┌────────

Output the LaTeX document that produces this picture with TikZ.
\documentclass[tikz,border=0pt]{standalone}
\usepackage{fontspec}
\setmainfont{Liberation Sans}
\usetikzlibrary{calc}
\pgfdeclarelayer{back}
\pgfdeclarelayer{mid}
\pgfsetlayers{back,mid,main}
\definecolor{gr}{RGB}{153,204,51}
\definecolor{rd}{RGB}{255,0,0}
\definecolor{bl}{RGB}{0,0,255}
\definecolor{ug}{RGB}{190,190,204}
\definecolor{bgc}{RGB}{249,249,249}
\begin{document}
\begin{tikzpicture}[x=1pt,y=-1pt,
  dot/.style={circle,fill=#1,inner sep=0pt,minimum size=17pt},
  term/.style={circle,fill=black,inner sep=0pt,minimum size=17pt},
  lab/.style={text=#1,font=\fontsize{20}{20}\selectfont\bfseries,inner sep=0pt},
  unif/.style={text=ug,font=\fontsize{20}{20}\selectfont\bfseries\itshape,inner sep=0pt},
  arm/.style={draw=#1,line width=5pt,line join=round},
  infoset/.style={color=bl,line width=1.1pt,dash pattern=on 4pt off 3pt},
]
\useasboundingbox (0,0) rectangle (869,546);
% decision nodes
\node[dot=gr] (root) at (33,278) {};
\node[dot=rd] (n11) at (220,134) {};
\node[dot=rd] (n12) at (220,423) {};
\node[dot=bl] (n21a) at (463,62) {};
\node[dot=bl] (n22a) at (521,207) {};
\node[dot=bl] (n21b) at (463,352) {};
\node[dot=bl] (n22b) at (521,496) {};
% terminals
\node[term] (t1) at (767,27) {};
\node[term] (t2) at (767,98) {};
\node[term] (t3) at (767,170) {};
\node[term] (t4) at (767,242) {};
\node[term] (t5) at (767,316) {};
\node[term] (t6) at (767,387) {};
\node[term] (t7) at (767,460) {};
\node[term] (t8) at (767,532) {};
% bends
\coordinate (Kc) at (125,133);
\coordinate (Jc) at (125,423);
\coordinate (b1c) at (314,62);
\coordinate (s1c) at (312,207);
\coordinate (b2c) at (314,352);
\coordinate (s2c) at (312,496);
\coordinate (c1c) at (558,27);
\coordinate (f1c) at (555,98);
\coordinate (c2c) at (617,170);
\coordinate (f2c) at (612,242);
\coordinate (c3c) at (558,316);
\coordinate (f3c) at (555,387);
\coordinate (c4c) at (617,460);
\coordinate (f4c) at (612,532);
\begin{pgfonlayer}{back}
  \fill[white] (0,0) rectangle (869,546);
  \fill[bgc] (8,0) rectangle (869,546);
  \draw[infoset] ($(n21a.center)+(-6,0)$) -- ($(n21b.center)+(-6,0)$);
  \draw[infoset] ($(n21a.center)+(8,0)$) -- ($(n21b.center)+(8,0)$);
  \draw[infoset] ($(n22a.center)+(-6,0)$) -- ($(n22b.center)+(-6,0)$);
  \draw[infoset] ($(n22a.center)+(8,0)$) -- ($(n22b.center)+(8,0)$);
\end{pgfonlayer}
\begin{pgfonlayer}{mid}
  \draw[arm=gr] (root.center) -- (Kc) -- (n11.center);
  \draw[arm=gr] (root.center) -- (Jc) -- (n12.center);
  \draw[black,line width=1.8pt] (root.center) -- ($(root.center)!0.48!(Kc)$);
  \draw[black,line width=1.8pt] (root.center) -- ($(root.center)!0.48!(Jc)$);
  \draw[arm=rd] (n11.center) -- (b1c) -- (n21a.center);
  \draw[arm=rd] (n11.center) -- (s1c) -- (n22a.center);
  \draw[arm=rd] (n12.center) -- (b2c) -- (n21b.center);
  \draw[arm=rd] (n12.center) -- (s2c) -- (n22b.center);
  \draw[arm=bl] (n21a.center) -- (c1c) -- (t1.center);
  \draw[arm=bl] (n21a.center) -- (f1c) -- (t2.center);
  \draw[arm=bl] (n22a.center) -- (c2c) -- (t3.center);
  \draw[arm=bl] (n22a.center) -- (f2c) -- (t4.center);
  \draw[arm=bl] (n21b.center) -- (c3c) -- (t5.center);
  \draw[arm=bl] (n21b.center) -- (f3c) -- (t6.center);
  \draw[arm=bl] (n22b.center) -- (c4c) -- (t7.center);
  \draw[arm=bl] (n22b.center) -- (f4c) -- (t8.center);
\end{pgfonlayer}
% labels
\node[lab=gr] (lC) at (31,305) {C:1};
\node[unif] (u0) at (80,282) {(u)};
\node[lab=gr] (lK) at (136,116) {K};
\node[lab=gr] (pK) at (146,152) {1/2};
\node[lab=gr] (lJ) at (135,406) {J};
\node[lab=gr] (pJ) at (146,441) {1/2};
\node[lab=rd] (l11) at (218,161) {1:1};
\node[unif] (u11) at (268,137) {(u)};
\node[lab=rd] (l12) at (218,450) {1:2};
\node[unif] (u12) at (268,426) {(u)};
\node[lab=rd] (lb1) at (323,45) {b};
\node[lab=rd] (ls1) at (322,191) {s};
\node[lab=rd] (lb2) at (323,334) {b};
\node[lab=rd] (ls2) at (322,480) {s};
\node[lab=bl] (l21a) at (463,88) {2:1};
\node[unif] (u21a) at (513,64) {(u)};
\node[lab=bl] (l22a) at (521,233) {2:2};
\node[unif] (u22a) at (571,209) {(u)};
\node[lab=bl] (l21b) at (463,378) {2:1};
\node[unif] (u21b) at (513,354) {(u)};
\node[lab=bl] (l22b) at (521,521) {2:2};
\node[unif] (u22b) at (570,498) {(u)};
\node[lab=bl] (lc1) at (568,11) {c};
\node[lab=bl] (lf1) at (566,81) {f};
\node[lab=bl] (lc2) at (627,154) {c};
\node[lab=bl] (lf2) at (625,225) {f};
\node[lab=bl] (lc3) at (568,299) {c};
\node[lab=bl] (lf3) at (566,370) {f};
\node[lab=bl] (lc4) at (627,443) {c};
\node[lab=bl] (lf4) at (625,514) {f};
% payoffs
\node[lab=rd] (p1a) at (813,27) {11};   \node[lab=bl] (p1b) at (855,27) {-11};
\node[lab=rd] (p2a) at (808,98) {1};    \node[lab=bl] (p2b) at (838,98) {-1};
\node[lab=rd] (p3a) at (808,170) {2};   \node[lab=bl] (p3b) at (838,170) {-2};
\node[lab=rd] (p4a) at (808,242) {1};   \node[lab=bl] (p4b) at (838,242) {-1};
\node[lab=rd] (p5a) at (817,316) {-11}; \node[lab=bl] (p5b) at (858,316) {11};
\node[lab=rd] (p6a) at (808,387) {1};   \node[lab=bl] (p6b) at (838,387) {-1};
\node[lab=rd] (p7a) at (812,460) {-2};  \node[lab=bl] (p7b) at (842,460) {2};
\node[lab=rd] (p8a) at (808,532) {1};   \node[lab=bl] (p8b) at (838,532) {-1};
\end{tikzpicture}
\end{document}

└────────
┌────────

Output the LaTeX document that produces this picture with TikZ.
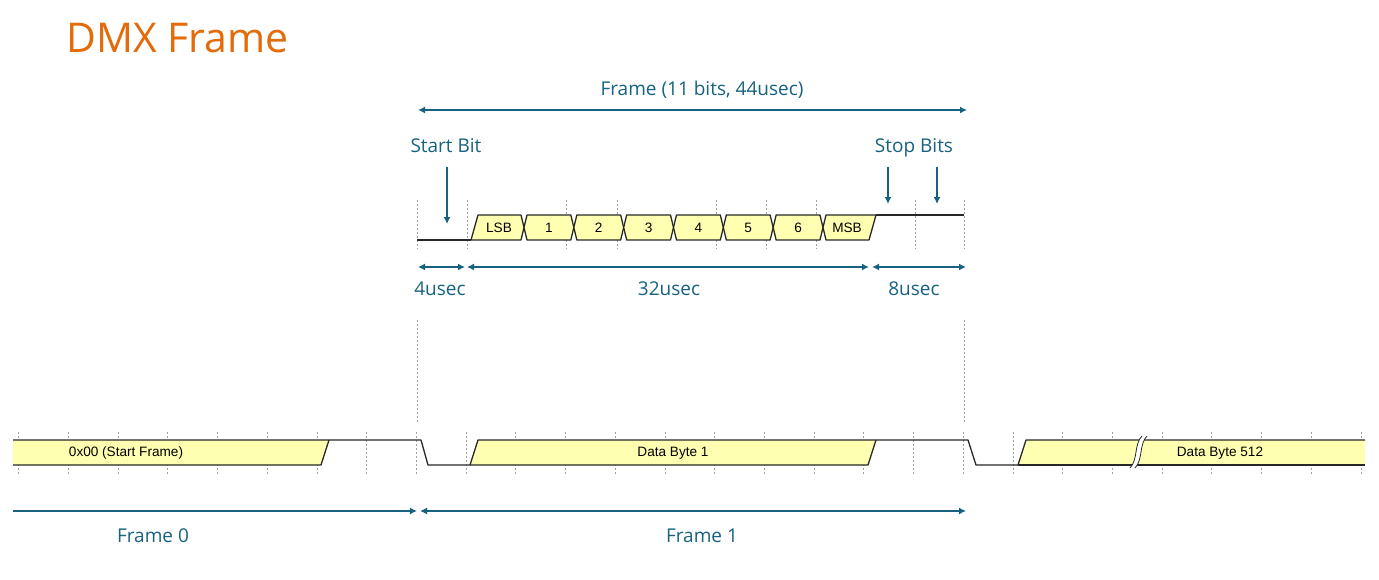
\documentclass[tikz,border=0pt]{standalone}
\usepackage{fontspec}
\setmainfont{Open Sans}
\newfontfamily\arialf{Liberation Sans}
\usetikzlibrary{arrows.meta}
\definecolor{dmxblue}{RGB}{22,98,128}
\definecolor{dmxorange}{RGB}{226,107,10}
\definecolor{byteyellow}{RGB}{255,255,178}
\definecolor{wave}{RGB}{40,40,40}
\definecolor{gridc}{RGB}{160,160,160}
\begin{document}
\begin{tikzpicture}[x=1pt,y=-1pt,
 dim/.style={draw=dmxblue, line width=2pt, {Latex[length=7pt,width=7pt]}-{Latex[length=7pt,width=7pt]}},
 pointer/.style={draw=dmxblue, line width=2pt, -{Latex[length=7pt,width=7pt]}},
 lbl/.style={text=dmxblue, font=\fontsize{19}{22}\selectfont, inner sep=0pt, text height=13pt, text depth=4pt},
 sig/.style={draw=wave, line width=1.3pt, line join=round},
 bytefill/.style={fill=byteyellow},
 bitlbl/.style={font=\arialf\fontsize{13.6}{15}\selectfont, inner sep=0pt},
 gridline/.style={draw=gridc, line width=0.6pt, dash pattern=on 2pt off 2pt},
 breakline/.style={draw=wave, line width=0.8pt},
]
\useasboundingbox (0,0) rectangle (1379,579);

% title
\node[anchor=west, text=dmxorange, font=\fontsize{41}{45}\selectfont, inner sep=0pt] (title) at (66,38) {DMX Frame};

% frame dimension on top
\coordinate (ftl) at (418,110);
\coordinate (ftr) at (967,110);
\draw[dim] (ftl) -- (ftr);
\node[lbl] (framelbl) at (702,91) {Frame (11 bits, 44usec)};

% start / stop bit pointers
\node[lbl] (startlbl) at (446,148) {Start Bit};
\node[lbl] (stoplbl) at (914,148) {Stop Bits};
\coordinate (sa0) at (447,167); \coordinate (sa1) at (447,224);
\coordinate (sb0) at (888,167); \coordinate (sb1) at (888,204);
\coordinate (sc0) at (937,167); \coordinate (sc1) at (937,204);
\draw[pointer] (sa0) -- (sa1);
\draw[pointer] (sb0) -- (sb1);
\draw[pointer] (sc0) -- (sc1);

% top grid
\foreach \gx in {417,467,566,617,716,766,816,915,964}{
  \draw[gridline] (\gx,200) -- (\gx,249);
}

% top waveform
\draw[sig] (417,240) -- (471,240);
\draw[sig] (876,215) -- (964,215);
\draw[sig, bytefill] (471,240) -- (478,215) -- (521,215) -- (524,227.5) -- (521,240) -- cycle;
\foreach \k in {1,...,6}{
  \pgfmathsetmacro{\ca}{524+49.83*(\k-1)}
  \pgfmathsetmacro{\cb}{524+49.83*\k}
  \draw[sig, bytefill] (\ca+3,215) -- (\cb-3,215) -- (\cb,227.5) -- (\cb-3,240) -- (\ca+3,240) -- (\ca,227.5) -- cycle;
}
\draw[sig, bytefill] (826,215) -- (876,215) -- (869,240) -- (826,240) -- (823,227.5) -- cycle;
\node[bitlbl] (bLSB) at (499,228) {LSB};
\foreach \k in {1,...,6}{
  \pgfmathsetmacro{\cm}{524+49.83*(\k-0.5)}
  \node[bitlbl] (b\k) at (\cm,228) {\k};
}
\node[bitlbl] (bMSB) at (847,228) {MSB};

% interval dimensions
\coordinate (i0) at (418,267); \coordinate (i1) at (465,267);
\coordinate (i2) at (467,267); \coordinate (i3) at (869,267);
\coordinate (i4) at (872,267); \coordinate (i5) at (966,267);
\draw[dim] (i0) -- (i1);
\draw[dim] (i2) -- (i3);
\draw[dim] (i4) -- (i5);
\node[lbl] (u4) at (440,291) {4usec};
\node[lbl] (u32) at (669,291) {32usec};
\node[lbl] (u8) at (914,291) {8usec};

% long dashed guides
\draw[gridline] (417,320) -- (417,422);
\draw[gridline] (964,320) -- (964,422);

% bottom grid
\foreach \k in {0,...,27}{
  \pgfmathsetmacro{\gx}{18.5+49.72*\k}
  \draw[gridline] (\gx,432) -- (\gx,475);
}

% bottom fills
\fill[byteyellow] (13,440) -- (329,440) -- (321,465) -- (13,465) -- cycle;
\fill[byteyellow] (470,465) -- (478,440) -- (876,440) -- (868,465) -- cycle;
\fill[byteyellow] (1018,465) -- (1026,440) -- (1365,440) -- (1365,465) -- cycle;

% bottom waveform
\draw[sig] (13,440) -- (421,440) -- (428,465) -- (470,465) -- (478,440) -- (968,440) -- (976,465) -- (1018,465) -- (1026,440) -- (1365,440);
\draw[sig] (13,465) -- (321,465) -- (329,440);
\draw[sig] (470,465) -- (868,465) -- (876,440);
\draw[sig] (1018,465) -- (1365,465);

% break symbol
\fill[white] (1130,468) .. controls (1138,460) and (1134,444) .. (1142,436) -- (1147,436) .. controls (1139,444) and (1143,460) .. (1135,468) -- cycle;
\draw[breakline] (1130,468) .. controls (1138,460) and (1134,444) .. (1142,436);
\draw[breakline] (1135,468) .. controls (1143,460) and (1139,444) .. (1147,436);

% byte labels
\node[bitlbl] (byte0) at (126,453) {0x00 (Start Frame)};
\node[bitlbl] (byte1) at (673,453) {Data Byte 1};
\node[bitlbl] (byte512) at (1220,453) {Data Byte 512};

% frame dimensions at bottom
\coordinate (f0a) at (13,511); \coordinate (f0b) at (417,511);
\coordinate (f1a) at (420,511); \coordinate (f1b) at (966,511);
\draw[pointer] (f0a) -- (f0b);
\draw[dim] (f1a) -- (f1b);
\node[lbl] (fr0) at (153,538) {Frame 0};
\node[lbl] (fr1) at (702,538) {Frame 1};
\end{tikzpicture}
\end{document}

└────────
┌────────

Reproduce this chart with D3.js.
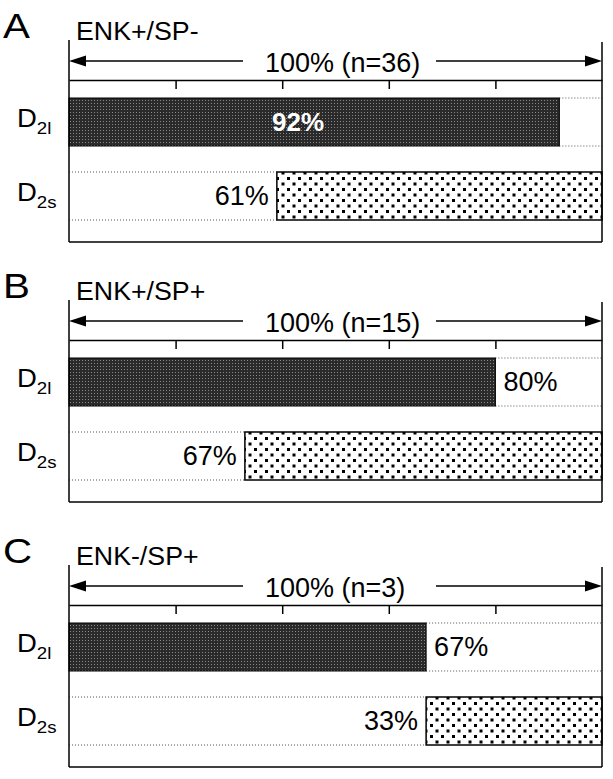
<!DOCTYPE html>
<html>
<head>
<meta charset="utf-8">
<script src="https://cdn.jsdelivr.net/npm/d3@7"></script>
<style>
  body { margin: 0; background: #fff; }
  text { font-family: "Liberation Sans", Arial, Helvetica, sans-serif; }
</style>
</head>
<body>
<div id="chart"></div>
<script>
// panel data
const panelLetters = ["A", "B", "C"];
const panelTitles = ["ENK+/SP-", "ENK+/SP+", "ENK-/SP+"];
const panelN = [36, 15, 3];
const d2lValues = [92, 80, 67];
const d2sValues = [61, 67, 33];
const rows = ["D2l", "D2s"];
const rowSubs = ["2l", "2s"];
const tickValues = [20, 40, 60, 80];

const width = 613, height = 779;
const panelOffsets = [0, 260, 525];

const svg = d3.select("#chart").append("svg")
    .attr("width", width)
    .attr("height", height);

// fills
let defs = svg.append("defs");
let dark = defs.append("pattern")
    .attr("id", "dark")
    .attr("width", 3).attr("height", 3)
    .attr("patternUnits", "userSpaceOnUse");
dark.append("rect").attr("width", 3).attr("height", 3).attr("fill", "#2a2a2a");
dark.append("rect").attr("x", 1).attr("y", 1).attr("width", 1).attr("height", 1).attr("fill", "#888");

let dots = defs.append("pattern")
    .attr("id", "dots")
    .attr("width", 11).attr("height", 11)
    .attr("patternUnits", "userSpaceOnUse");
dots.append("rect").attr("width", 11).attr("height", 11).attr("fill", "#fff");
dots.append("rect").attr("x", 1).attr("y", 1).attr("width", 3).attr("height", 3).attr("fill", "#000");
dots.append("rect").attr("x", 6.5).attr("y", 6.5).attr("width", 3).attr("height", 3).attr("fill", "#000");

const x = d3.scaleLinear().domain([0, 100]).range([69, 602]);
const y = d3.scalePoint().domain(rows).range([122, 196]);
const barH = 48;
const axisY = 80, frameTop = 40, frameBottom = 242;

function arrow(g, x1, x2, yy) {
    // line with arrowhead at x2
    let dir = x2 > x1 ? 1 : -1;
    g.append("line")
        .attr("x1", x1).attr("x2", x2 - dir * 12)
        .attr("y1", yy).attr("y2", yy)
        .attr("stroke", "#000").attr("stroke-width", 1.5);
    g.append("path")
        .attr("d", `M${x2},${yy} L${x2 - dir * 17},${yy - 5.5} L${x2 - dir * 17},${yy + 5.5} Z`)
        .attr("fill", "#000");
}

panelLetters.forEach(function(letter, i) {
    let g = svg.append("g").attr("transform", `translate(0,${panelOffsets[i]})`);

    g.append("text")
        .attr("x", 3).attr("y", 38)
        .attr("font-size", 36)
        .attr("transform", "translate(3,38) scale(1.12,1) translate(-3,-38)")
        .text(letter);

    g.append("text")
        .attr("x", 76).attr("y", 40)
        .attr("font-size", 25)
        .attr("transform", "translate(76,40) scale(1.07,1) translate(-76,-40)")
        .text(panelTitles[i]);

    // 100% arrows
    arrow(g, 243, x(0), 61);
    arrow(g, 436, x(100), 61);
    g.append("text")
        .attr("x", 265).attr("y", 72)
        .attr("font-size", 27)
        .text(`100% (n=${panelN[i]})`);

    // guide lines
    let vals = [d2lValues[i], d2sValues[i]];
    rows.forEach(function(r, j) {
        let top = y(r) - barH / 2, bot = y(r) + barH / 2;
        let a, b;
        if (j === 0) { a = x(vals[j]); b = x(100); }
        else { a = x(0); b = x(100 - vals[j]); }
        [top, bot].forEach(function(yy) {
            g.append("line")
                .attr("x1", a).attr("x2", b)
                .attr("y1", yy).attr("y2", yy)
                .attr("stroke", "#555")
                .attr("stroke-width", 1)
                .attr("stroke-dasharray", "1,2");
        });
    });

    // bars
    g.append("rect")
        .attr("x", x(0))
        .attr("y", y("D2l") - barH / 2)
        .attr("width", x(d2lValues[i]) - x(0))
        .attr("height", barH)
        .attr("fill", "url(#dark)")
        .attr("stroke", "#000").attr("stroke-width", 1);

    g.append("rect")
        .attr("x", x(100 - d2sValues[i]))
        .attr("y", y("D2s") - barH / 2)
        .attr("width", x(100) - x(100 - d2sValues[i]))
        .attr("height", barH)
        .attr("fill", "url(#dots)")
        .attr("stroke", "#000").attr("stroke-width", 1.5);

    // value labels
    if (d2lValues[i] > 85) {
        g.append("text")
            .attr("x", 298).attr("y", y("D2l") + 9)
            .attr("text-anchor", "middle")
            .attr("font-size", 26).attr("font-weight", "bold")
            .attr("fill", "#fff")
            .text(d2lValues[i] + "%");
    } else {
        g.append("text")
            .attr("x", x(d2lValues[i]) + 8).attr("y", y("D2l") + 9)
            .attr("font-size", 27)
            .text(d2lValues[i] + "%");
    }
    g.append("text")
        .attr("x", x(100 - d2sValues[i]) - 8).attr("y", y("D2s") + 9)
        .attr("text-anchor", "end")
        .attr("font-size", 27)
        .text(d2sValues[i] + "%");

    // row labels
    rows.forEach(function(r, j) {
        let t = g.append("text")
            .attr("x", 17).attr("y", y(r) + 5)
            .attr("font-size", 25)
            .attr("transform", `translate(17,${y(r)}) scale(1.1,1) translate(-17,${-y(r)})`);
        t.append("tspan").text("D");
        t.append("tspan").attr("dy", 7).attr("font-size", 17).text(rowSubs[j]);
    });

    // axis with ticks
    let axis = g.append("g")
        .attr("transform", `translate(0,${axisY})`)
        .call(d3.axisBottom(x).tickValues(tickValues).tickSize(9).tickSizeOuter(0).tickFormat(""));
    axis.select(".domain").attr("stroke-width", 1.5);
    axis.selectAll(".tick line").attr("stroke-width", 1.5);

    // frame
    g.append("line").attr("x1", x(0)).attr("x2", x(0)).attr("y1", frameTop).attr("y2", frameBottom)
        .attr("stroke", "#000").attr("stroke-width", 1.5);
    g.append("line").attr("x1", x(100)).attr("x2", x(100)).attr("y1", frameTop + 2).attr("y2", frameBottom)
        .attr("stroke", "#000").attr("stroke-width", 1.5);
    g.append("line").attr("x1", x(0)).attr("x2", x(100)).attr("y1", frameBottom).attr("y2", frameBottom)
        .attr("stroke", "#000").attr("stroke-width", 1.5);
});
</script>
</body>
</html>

└────────

**PROBLEM STATEMENT**
Copy out each line of the listing that holds "with".

**RESULT BELOW**
Output the LaTeX document that produces this picture with TikZ.
Output the LaTeX document that produces this picture with TikZ.
Reproduce this chart with D3.js.
    // line with arrowhead at x2
    // axis with ticks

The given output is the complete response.